In March 2015, Toyota Australia announced an affordable, grassroots motorsport series based on the country's best-selling sports car, the Toyota 86 coupe, to be raced at Supercars Championship events. The series started in 2016 and is run as a pro-am with up to five selected professional drivers who will mentor and compete against a larger field of amateur drivers who will qualify to get onto the starting grid. The Toyota 86 Pro-Am race series, under the official banner of Toyota Racing Australia, is staged at selected Supercars events and has been sanctioned by the Confederation of Australian Motor Sport.

==Supporting facilities==
Toyota Technical Centre Australia (TTC-AU). Formed in June 2003 in Notting Hill, Victoria to do Body Engineering; Chassis, Mechanical Engineering & Evaluation; Customer Quality Engineering; Electronics Engineering; and Support.

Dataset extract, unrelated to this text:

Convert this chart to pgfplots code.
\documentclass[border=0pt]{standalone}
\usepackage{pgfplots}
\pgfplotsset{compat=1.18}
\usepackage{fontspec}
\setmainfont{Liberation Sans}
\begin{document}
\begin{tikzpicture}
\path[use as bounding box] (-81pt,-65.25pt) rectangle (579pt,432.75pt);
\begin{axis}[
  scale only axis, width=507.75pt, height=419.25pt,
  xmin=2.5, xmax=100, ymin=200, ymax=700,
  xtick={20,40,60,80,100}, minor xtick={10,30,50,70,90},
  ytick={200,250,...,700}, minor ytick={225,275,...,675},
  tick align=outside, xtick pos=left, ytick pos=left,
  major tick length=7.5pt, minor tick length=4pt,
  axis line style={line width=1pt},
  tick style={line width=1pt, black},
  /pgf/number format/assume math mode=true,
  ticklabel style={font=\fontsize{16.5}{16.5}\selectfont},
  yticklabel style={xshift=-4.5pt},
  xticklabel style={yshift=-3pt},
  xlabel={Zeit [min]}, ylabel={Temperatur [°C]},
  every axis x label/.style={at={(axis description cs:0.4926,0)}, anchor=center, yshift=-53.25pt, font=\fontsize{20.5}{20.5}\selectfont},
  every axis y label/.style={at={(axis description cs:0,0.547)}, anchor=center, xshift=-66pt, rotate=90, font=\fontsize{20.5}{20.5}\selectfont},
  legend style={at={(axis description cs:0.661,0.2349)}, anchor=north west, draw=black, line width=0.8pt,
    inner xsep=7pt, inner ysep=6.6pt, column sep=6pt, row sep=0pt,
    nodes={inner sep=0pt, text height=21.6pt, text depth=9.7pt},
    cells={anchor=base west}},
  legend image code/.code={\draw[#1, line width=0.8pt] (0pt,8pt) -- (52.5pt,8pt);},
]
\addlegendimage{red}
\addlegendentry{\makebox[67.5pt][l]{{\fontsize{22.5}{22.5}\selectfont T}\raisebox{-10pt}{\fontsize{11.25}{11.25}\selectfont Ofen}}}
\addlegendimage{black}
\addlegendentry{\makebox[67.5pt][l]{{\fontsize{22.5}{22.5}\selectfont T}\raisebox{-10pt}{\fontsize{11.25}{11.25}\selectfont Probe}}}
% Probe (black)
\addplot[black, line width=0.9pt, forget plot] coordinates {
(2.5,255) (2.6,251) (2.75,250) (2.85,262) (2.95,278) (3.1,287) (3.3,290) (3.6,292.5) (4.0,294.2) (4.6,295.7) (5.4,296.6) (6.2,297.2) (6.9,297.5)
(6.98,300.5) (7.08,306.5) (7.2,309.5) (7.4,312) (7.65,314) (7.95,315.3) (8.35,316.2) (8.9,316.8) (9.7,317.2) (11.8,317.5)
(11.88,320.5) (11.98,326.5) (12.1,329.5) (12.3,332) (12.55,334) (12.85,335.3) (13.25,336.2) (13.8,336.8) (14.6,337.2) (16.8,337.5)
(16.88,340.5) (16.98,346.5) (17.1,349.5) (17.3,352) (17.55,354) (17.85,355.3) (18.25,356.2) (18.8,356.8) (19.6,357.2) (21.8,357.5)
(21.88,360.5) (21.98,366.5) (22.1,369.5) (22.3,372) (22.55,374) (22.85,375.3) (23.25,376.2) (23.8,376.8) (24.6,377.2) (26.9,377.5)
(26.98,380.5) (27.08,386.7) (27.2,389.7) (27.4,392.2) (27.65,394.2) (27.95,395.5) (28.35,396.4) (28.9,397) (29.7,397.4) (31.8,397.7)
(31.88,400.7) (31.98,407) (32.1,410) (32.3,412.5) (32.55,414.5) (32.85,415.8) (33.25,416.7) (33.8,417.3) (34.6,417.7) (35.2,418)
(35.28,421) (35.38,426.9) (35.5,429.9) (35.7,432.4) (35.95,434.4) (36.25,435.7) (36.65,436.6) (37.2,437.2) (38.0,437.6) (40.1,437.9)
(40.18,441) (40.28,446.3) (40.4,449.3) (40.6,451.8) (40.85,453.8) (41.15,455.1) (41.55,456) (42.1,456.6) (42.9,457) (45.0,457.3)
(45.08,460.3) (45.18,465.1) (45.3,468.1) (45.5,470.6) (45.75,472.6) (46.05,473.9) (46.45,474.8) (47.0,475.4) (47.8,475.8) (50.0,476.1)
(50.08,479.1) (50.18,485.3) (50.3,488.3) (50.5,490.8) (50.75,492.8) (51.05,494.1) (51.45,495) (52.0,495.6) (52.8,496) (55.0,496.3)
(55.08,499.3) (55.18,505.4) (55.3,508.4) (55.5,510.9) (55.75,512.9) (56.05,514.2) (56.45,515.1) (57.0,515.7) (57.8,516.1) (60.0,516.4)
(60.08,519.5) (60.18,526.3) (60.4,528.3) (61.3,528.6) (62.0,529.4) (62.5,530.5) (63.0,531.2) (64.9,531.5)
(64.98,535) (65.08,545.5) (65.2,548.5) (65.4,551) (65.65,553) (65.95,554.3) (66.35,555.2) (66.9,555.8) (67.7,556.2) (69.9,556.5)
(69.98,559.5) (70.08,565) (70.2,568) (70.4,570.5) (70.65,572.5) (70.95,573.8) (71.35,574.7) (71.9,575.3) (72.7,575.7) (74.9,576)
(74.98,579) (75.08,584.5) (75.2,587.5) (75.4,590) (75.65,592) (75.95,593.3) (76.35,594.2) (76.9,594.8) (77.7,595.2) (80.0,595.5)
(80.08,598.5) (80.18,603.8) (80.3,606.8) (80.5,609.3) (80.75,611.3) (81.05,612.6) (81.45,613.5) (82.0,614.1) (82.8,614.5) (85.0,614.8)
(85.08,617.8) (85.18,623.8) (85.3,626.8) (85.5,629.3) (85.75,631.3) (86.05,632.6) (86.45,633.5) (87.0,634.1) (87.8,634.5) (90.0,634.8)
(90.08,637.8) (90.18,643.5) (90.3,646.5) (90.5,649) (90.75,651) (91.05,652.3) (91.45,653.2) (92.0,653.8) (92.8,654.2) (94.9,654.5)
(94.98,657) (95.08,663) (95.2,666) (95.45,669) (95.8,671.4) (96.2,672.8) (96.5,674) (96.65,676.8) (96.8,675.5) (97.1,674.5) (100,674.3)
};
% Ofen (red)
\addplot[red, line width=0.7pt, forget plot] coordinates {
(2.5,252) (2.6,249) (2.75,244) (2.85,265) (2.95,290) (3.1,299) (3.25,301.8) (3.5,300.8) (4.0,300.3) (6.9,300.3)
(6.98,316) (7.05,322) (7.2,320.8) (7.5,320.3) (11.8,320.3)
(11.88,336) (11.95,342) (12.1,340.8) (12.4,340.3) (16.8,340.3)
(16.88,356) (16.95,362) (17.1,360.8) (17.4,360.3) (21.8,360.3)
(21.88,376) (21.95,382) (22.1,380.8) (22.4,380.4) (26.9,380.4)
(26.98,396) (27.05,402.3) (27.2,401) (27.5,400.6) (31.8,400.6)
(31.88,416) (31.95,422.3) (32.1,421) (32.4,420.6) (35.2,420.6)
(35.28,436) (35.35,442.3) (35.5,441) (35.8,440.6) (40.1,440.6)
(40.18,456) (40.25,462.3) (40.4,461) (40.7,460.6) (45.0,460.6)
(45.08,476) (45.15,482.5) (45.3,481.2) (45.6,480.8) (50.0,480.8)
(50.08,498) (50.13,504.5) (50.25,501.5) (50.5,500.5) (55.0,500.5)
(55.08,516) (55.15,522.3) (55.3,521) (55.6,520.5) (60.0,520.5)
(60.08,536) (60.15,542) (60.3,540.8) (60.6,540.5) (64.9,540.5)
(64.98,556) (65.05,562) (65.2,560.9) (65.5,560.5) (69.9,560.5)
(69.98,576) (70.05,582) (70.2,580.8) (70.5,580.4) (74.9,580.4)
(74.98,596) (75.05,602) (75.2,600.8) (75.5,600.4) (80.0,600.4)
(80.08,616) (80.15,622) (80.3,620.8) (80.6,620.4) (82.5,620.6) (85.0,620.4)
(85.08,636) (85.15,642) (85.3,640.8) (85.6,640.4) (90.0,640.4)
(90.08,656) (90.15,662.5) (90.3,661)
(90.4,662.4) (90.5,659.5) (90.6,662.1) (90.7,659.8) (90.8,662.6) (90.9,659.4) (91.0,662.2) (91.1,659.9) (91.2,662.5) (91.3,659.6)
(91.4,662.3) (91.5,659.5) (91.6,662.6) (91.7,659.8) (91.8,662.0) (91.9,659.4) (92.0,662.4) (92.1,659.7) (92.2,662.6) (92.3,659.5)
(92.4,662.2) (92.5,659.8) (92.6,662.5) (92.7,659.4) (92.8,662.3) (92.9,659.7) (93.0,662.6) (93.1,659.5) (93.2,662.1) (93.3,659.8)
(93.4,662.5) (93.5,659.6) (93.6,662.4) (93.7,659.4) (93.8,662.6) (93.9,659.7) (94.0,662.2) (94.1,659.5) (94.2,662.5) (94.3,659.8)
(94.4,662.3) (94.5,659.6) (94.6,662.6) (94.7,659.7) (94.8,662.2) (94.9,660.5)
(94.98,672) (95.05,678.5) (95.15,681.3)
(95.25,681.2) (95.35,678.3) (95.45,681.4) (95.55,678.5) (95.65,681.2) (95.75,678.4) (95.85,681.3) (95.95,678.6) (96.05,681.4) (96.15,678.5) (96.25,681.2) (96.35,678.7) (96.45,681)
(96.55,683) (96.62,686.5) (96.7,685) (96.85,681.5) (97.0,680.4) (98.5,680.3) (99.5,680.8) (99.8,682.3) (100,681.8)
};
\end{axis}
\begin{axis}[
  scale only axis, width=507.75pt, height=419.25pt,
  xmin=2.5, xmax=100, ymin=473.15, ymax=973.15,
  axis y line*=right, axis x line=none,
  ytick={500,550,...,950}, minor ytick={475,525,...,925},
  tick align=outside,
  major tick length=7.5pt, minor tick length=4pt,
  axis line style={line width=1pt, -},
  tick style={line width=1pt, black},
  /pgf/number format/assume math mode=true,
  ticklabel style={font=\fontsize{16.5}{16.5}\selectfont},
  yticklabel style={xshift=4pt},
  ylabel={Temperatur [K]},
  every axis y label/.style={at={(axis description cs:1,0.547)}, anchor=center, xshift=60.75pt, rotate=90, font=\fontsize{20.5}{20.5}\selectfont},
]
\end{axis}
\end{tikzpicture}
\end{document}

This facility closed on 30 June 2016 with the loss of 160 jobs.

==Sponsorship==
Toyota Australia supports a wide range of Australian activities through its community sponsorship and promotions program. These include the Australian Football League, where it has been the premier partner since 2004, AFLW, as well as Cricket Australia, the Australian Paralympic Committee, cycling, triathlon, surfing and snow sports. It is also a key partner of the Tamworth Country Music Festival, in addition to being the major sponsor of Planet Ark's National Tree Day.